While critics have decried a return to mandatory minimum sentences, legal experts say they don't question the motives of those who seek that return. “This is not a cynical, made-up set of reasons,” says Ronald Wright, a professor at the Wake Forest University School of Law. “The people who pursue this strategy are sincere and well-intentioned.”

But the proportion of people who share Sessions’ views in the prosecutorial community has been shrinking, Professor Wright says.

“Experience has given us a lot more information about how huge prison systems work and don’t work,” he adds. “So the number of prosecutors who embrace prison as central to our response, that number has gone down.”

The view from Lakewood

Some of the reasons for that can be seen in neighborhoods like Lakewood in Atlanta.

Taking a break at a ramshackle garage to pet a pit bull, Tre Burse says he’s fully aware of potential for violent crime. In fact, his own brother is scheduled to get out of state prison this week, for car theft.

But Mr. Burse and his buddies – Mike Edge and Ronald Walters – scoff at Sessions’s order, which will affect about 10 percent of all criminal cases in the US.

What Lakewood needs isn’t less prosecutorial discretion and more prison time, they agree, but more effective punishment and increased opportunity. “Locking everybody up for everything didn't work and it doesn't work,” says Mr. Edge.

Violent crime began decreasing in the 1990s after prosecutors began pursuing longer sentences, but more recent empirical analysis suggests that higher incarceration rates were at most a minor contributor to the decline. A landmark 2012 report from the National Academy of Sciences concluded that increased incarceration rates “on balance” had a “modest” effect, while other research has shown that long prison sentences can lead to increased recidivism and cascading negative consequences on an offender's family and community.

Since 2007, 23 states have passed sentencing-reform legislation, according to The Pew Charitable Trusts. Some of this legislation includes revisions to mandatory minimums, and the changes do not appear to have negatively affected public safety.

Georgia's example

In Georgia, for example, Republican Gov. Nathan Deal has introduced a slew of criminal justice reforms, including withholding salary raises for prosecutors in counties until they establish local drug and mental health courts to help struggling Georgians avoid jail time. Those reforms may have helped Burse’s brother after prosecutors decided not to attach potential charges for an earlier robbery committed separately by his friends.

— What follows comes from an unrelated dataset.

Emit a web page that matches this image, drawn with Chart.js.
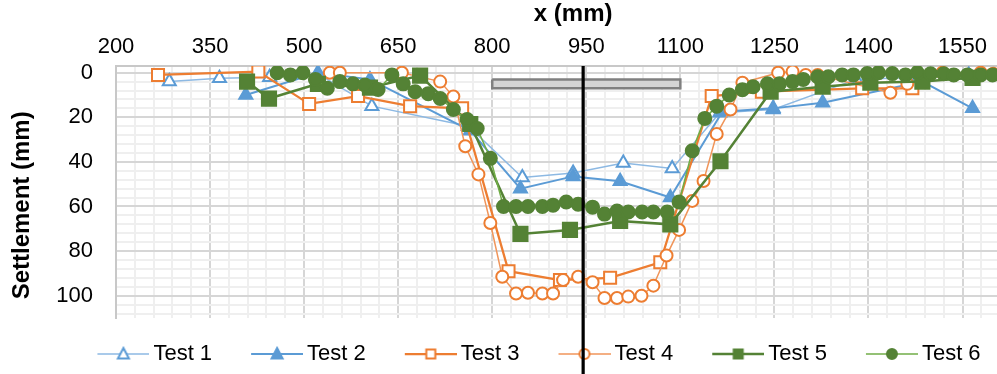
<!DOCTYPE html>
<html><head><meta charset="utf-8">
<script src="https://cdn.jsdelivr.net/npm/chart.js@4.4.1/dist/chart.umd.min.js"></script>
<style>html,body{margin:0;padding:0;background:#fff;}#wrap{width:997px;height:374px;}</style>
</head><body><div id="wrap"><canvas id="c" width="997" height="374"></canvas></div>
<script>
// ---- data (x in mm, settlement in mm) ----
const test1X = [285, 365, 445, 522, 608, 762, 848, 929, 1009, 1087, 1163, 1248, 1380, 1480, 1560];
const test1Y = [4, 2.5, 2, 0.5, 15, 24, 47, 45, 40.5, 43, 18, 16.5, 3, 2, 1];
const test2X = [407, 522, 605, 765, 845, 929, 1004, 1084, 1167, 1248, 1327, 1486, 1566];
const test2Y = [10, 0, 3, 26, 52, 46.5, 48.7, 56, 17.5, 16, 13.5, 4, 16];
const test3X = [267, 427, 508, 586, 669, 752, 826, 908, 988, 1068, 1150, 1230, 1390, 1470];
const test3Y = [1, -0.5, 14, 10.5, 15, 16, 89, 93, 92, 85, 10.5, 8.5, 7, 7];
const test4X = [541, 557, 656, 717, 738, 757, 778, 797, 816, 838, 857, 880, 897, 913, 937, 960, 979, 999, 1017, 1038, 1057, 1078, 1098, 1119, 1137, 1158, 1180, 1199, 1256, 1279, 1300, 1319, 1435, 1462, 1518, 1579, 1599];
const test4Y = [0, 0, 0, 4, 10.7, 33, 45.6, 67.4, 91.5, 99, 98.7, 99, 99, 93, 91.5, 94, 101, 101, 100.4, 100, 95.5, 82, 70.5, 57.5, 48.6, 27.5, 16.5, 4.5, 0, -0.5, 1, 1, 9, 5, 0, 0, 0.5];
const test5X = [409, 444, 522, 605, 685, 765, 845, 924, 1004, 1084, 1164, 1244, 1327, 1403, 1486, 1566];
const test5Y = [4, 11.6, 5, 6.7, 1.3, 23, 72.3, 70.5, 66.5, 68, 39.7, 8.5, 6.3, 4.5, 4, 2.3];
const test6X = [457, 478, 498, 518, 537, 557, 578, 597, 618, 640, 658, 677, 698, 717, 738, 760, 776, 797, 818, 838, 857, 880, 897, 918, 937, 960, 979, 999, 1017, 1039, 1057, 1079, 1098, 1119, 1139, 1158, 1178, 1199, 1216, 1239, 1258, 1279, 1296, 1319, 1336, 1358, 1376, 1398, 1416, 1438, 1459, 1478, 1499, 1520, 1536, 1558, 1579, 1598];
const test6Y = [0, 1, 0, 3, 7, 4, 5, 5.5, 7.5, 1, 5, 8.5, 9.4, 11.6, 16.5, 21, 25, 38.4, 60, 60, 60, 60, 59.4, 58, 59, 60.3, 63.4, 62, 62.5, 62.5, 62.5, 62.5, 58, 35, 20.5, 15, 10, 7.6, 6.3, 5, 5, 4, 3, 1.8, 1.8, 1, 1, 0.4, 0, 0.4, 1, 0, 0.5, 0.5, 1, 1, 1, 1];
const seriesNames = ['Test 1', 'Test 2', 'Test 3', 'Test 4', 'Test 5', 'Test 6'];
// footing (grey box) and centre line
const footingX = [800, 1100, 1100, 800, 800];
const footingY = [3, 3, 7, 7, 3];
const centreLineX = [945, 945];
const centreLineY = [-3, 150];
// axis tick labels
const xTickLabels = [200, 350, 500, 650, 800, 950, 1100, 1250, 1400, 1550];
const yTickLabels = [0, 20, 40, 60, 80, 100];
const xMinorStep = 30, yMinorStep = 4;

const FONT = "'Liberation Sans', Arial, sans-serif";
const zip = (xs, ys) => xs.map((x, i) => ({x: x, y: ys[i]}));
const xGrid = []; for (let v = 200; v <= 1600; v += xMinorStep) xGrid.push(v);
const yGrid = []; for (let v = 0; v <= 108; v += yMinorStep) yGrid.push(v);

const BLUE = '#5B9BD5', ORANGE = '#ED7D31', GREEN = '#548235';
const styles = [
  {line: '#8DB9E3', lw: 1.5, shape: 'triangle', r: 7.5, fill: '#fff', stroke: BLUE},
  {line: BLUE, lw: 2, shape: 'triangle', r: 7.5, fill: BLUE, stroke: BLUE},
  {line: ORANGE, lw: 2.25, shape: 'rect', r: 8.5, fill: '#fff', stroke: ORANGE},
  {line: '#F0955A', lw: 1.5, shape: 'circle', r: 6, fill: '#fff', stroke: ORANGE},
  {line: GREEN, lw: 2.5, shape: 'rect', r: 10, fill: GREEN, stroke: GREEN},
  {line: '#70AD47', lw: 1.5, shape: 'circle', r: 6.5, fill: GREEN, stroke: GREEN}
];
const xs = [test1X, test2X, test3X, test4X, test5X, test6X];
const ys = [test1Y, test2Y, test3Y, test4Y, test5Y, test6Y];

const BOX_W = 60, ICON_W = 74;
function makeIcon(s) {
  const c = document.createElement('canvas'); c.width = ICON_W; c.height = 16;
  const g = c.getContext('2d');
  const cx = 48;
  g.strokeStyle = s.line; g.lineWidth = s.lw; g.beginPath(); g.moveTo(22, 8); g.lineTo(74, 8); g.stroke();
  g.fillStyle = s.fill; g.strokeStyle = s.stroke; g.lineWidth = 2;
  g.beginPath();
  if (s.shape === 'triangle') { g.moveTo(cx, 2); g.lineTo(cx + 5.5, 12.5); g.lineTo(cx - 5.5, 12.5); g.closePath(); }
  else if (s.shape === 'rect') { g.rect(cx - 4.5, 3.5, 9, 9); }
  else { g.arc(cx, 8, 5, 0, Math.PI * 2); }
  g.fill(); g.stroke();
  return c;
}
const icons = styles.map(makeIcon);

const datasets = seriesNames.map((name, i) => ({
  label: name, data: zip(xs[i], ys[i]), showLine: true,
  borderColor: styles[i].line, borderWidth: styles[i].lw,
  pointStyle: styles[i].shape, pointRadius: styles[i].r,
  pointBackgroundColor: styles[i].fill, pointBorderColor: styles[i].stroke, pointBorderWidth: 2,
  tension: 0, order: 5 - i
}));
datasets.push({label: 'footing', data: zip(footingX, footingY), showLine: true, fill: 'shape',
  backgroundColor: '#d4d4d4', borderColor: '#808080', borderWidth: 2.5, pointRadius: 0, order: 10});
datasets.push({label: 'centre', data: zip(centreLineX, centreLineY), showLine: true, clip: false,
  borderColor: '#000', borderWidth: 3.2, pointRadius: 0, order: -1});

const isMajorX = v => xTickLabels.includes(v);
const isMajorY = v => yTickLabels.includes(v);

// layout tweaks: plot area reaches the right edge, legend nudged like the original
const layoutTweak = {
  id: 'layoutTweak',
  afterLayout(chart) {
    const W = chart.width;
    const x = chart.scales.x;
    x.right = W; x.width = x.right - x.left; x.configure();
    chart.chartArea.right = W; chart.chartArea.width = W - chart.chartArea.left;
    const y = chart.scales.y;
    if (y._gridLineItems) y._gridLineItems = null;
    const l = chart.legend; if (!l) return;
    l.top += 1; l.bottom += 1; l.left += 33; l.right += 33;
  }
};

new Chart(document.getElementById('c'), {
  type: 'scatter',
  data: {datasets: datasets},
  plugins: [layoutTweak],
  options: {
    responsive: false, animation: false, events: [],
    layout: {padding: {left: 0, right: 0, top: 0, bottom: 0}},
    plugins: {
      tooltip: {enabled: false},
      legend: {
        position: 'bottom',
        labels: {
          usePointStyle: true, pointStyleWidth: BOX_W, padding: 24, color: '#000',
          font: {family: FONT, size: 22},
          generateLabels: chart => Chart.defaults.plugins.legend.labels.generateLabels(chart)
            .filter(it => it.datasetIndex < 6)
            .sort((a, b) => a.datasetIndex - b.datasetIndex)
            .map(it => Object.assign({}, it, {pointStyle: icons[it.datasetIndex]}))
        }
      }
    },
    scales: {
      x: {
        type: 'linear', position: 'top', min: 200, max: 1605,
        afterBuildTicks: s => { s.ticks = xGrid.map(v => ({value: v})); },
        afterFit: s => { s.height = 66; },
        ticks: {autoSkip: false, maxRotation: 0, padding: 6, color: '#000', font: {family: FONT, size: 22},
          callback: v => isMajorX(v) ? String(v) : ''},
        grid: {drawTicks: false, lineWidth: 2,
          color: c => (c.tick && isMajorX(c.tick.value)) ? '#d6d6d6' : '#efefef'},
        border: {display: true, color: '#c8c8c8', width: 2},
        title: {display: true, text: '     x (mm)', color: '#000', font: {family: FONT, size: 24, weight: 'bold'}, padding: {top: 0, bottom: 0}}
      },
      y: {
        type: 'linear', reverse: true, min: -3, max: 110,
        afterBuildTicks: s => { s.ticks = yGrid.map(v => ({value: v})); },
        afterFit: s => { s.width = 116; },
        ticks: {autoSkip: false, padding: 23, color: '#000', font: {family: FONT, size: 22},
          callback: v => isMajorY(v) ? String(v) : ''},
        grid: {drawTicks: false, lineWidth: 2,
          color: c => (c.tick && isMajorY(c.tick.value)) ? '#d6d6d6' : '#efefef'},
        border: {display: true, color: '#c8c8c8', width: 2},
        title: {display: true, text: 'Settlement (mm)    ', color: '#000', font: {family: FONT, size: 24, weight: 'bold'}, padding: {top: 8, bottom: 0}}
      }
    }
  }
});
</script></body></html>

As a result of such discretion, prison populations have dropped in the state. In Dekalb County, even as the per capita crime rate continued to drop last year, county officials raised concern about an uptick in violent crime, including armed robbery and murder.

Mr. James, who lost his reelection bid in November, is concerned that Sessions’ position could stall reforms in some states, and could empower some local prosecutors to stop taking extenuating factors into consideration.

“You can talk to district attorneys in Chicago and Baltimore, and they will tell you that you can’t just go in and lock everybody up and expect the neighborhood to be better,” he says. “Yes, you have to be tough when required. But you have to also understand that criminal justice can do more harm than good. I saw it myself when I was growing up [during the height of the war on drugs]. I I have friends who have been in prison. You lock these young men up for low-level offenses ... and what ends up happening is they get caught up in a cycle of crime, they’re warehoused, and when they’re cut from the warehouse they return home with a scarlet letter ‘F,’ for felony, on them....

“We’ve got 30 to 40 years of history, of precedent, that says it’s flat-out not true” that putting lots of people in prison for a long time solves drug and crime problems, he adds. “If that were the case, then these neighborhoods would have been safe a long time ago.”